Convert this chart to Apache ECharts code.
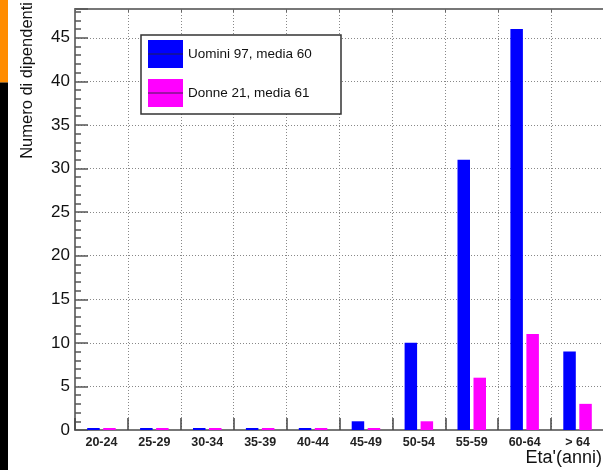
<!DOCTYPE html>
<html>
<head>
<meta charset="utf-8">
<script src="https://cdn.jsdelivr.net/npm/echarts@6/dist/echarts.min.js"></script>
<style>
html,body{margin:0;padding:0;background:#fff;}
#chart{width:603px;height:470px;}
</style>
</head>
<body>
<div id="chart"></div>
<script>
const categories = ['20-24','25-29','30-34','35-39','40-44','45-49','50-54','55-59','60-64','> 64'];
const uomini = [0,0,0,0,0,1,10,31,46,9];
const donne = [0,0,0,0,0,0,1,6,11,3];
const seriesNames = ['Uomini 97, media 60','Donne 21, media 61'];
const yMax = 48.3;

const FONT = 'Liberation Sans, Arial, Helvetica, sans-serif';
const chart = echarts.init(document.getElementById('chart'), null, {renderer:'canvas'});
const option = {
  backgroundColor:'#fff',
  animation:false,
  grid:{left:75, top:9, width:529, bottom:40, containLabel:false, outerBoundsMode:'none'},
  legend:{
    left:148, top:40, orient:'vertical', itemWidth:35, itemHeight:28, itemGap:11, padding:0,
    icon:'rect', z:6,
    textStyle:{fontFamily:FONT, fontSize:13.5, color:'#111'},
    data:seriesNames
  },
  xAxis:[{
    type:'category', data:categories, position:'bottom',
    axisLine:{show:true, lineStyle:{color:'#777', width:2}},
    axisTick:{show:true, inside:true, length:12, lineStyle:{color:'#444', width:1.5}},
    axisLabel:{fontFamily:FONT, fontSize:12.5, fontWeight:'bold', color:'#222', margin:6, interval:0},
    splitLine:{show:true, interval:0, lineStyle:{color:'#888', type:[1,2], width:1}},
    name:"Eta'(anni)", nameLocation:'end', nameGap:-2,
    nameTextStyle:{fontFamily:FONT, fontSize:18, color:'#111', align:'right', verticalAlign:'top', padding:[19,0,0,0]}
  },{
    type:'category', data:categories, position:'top',
    axisLine:{show:true, lineStyle:{color:'#777', width:2}},
    axisTick:{show:true, inside:true, length:3, lineStyle:{color:'#666', width:1}},
    axisLabel:{show:false}, splitLine:{show:false}
  }],
  yAxis:{
    type:'value', min:0, max:yMax, interval:5,
    axisLine:{show:true, lineStyle:{color:'#777', width:2}},
    axisTick:{show:true, inside:true, length:13, lineStyle:{color:'#555', width:1.5}},
    minorTick:{show:true, splitNumber:5, length:6, lineStyle:{color:'#555', width:1.5}},
    axisLabel:{fontFamily:FONT, fontSize:17, color:'#111', margin:5,
      formatter:function(v){ return (v % 5 === 0) ? String(v) : ''; }},
    splitLine:{show:true, lineStyle:{color:'#888', type:[1,2], width:1}}
  },
  series:[
    {name:seriesNames[0], type:'bar', data:uomini, barWidth:12.5, barGap:'28%', barMinHeight:2,
     itemStyle:{color:'#0000FF'}, xAxisIndex:0},
    {name:seriesNames[1], type:'bar', data:donne, barWidth:12.5, barGap:'28%', barMinHeight:2,
     itemStyle:{color:'#FF00FF'}, xAxisIndex:0}
  ],
  graphic:[
    {type:'rect', shape:{x:0,y:0,width:8,height:82.6}, style:{fill:'#FF8C00'}, z:10},
    {type:'rect', shape:{x:0,y:82.6,width:8,height:388}, style:{fill:'#000'}, z:10},
    {type:'text', x:27, y:2, rotation:Math.PI/2,
     style:{text:'Numero di dipendenti', font:'16.5px ' + FONT, fill:'#111', align:'right', verticalAlign:'middle'}, z:10},
    {type:'rect', shape:{x:141,y:35,width:200,height:79}, style:{fill:'#fff', stroke:'#333', lineWidth:1.5}, z:3},
    {type:'line', shape:{x1:148,y1:54,x2:183,y2:54}, style:{stroke:'#202050', lineWidth:1}, z:20},
    {type:'line', shape:{x1:148,y1:93,x2:183,y2:93}, style:{stroke:'#402050', lineWidth:1}, z:20}
  ]
};
chart.setOption(option);
</script>
</body>
</html>
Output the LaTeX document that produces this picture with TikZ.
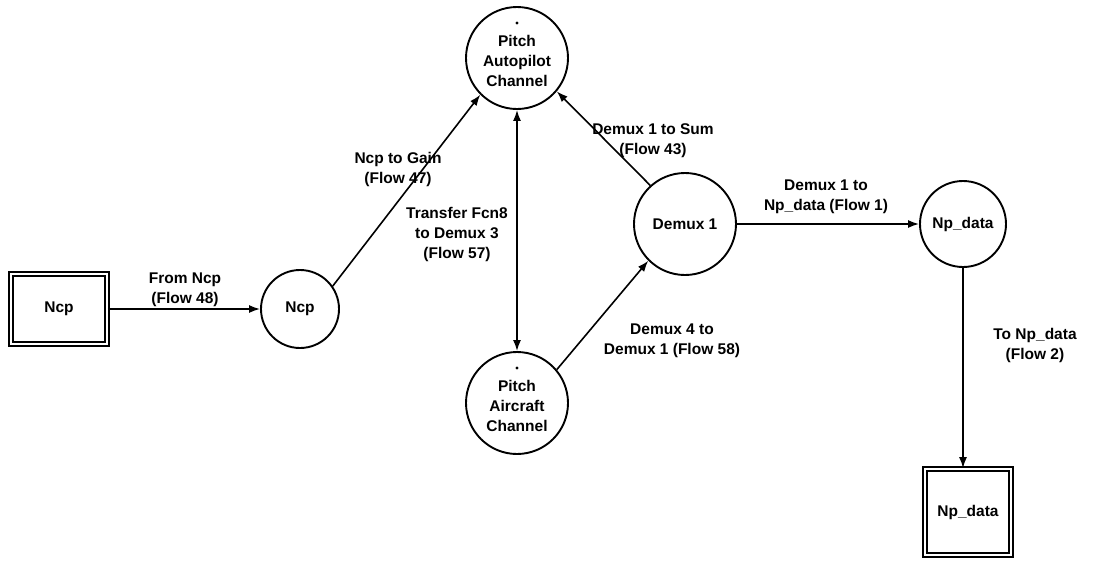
\documentclass[tikz,border=0pt]{standalone}
\usepackage{fontspec}
\setmainfont{Liberation Sans}
\usetikzlibrary{arrows.meta}
\begin{document}
\begin{tikzpicture}[x=1pt,y=-1pt,
  every node/.style={font=\fontsize{15.5}{20}\selectfont\bfseries},
  proc/.style={draw, circle, line width=1.9pt, minimum size=#1, inner sep=0pt, align=center},
  store/.style={draw, line width=1.7pt, double=white, double distance=2pt, inner sep=0pt},
  lbl/.style={align=center, inner sep=1pt},
  arr/.style={line width=1.6pt, -{Latex[length=11pt,width=8pt]}},
  darr/.style={line width=1.6pt, {Latex[length=11pt,width=8pt]}-{Latex[length=11pt,width=8pt]}}
]
\useasboundingbox (0,0) rectangle (1096,571);
% nodes
\node[store, minimum width=96pt, minimum height=70pt] (ncpbox) at (59,309) {Ncp};
\node[proc=78pt] (ncp) at (300,309) {Ncp};
\node[proc=102pt] (pa) at (517,58) {\\[-2pt]Pitch\\Autopilot\\Channel};
\node[proc=102pt] (dm) at (685,224) {Demux 1};
\node[proc=102pt] (ac) at (517,403) {\\[-2pt]Pitch\\Aircraft\\Channel};
\node[proc=86pt] (npc) at (963,224) {Np\_data};
\node[store, minimum width=86pt, minimum height=86pt] (npbox) at (968,512) {Np\_data};
% dots
\fill ([yshift=35pt]pa.center) circle (1.6pt);
\fill ([yshift=35pt]ac.center) circle (1.6pt);
% connectors
\draw[arr] (ncpbox.east) -- (ncp.west);
\draw[arr] (ncp.35) -- (pa.225);
\draw[arr] (dm.132) -- (pa.-40);
\draw[darr] (pa.south) -- (ac.north);
\draw[arr] (ac.40) -- (dm.225);
\draw[arr] (dm.east) -- (npc.west);
\draw[arr] (npc.south) -- (npc.south |- npbox.north);
% labels
\node[lbl] (l48) at (185,290) {From Ncp\\(Flow 48)};
\node[lbl] (l47) at (398,169) {Ncp to Gain\\(Flow 47)};
\node[lbl] (l43) at (653,141) {Demux 1 to Sum\\(Flow 43)};
\node[lbl] (l57) at (457,234) {Transfer Fcn8\\to Demux 3\\(Flow 57)};
\node[lbl] (l58) at (672,341) {Demux 4 to\\Demux 1 (Flow 58)};
\node[lbl] (l1) at (826,197) {Demux 1 to\\Np\_data (Flow 1)};
\node[lbl] (l2) at (1035,345) {To Np\_data\\(Flow 2)};
\end{tikzpicture}
\end{document}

What is needed
Return only the lines from the start of the data through the line that contains "const yMax = 48.3;", please, copying them exactly and omitting all pictures.

Task solution
Convert this chart to Apache ECharts code.
<!DOCTYPE html>
<html>
<head>
<meta charset="utf-8">
<script src="https://cdn.jsdelivr.net/npm/echarts@6/dist/echarts.min.js"></script>
<style>
html,body{margin:0;padding:0;background:#fff;}
#chart{width:603px;height:470px;}
</style>
</head>
<body>
<div id="chart"></div>
<script>
const categories = ['20-24','25-29','30-34','35-39','40-44','45-49','50-54','55-59','60-64','> 64'];
const uomini = [0,0,0,0,0,1,10,31,46,9];
const donne = [0,0,0,0,0,0,1,6,11,3];
const seriesNames = ['Uomini 97, media 60','Donne 21, media 61'];
const yMax = 48.3;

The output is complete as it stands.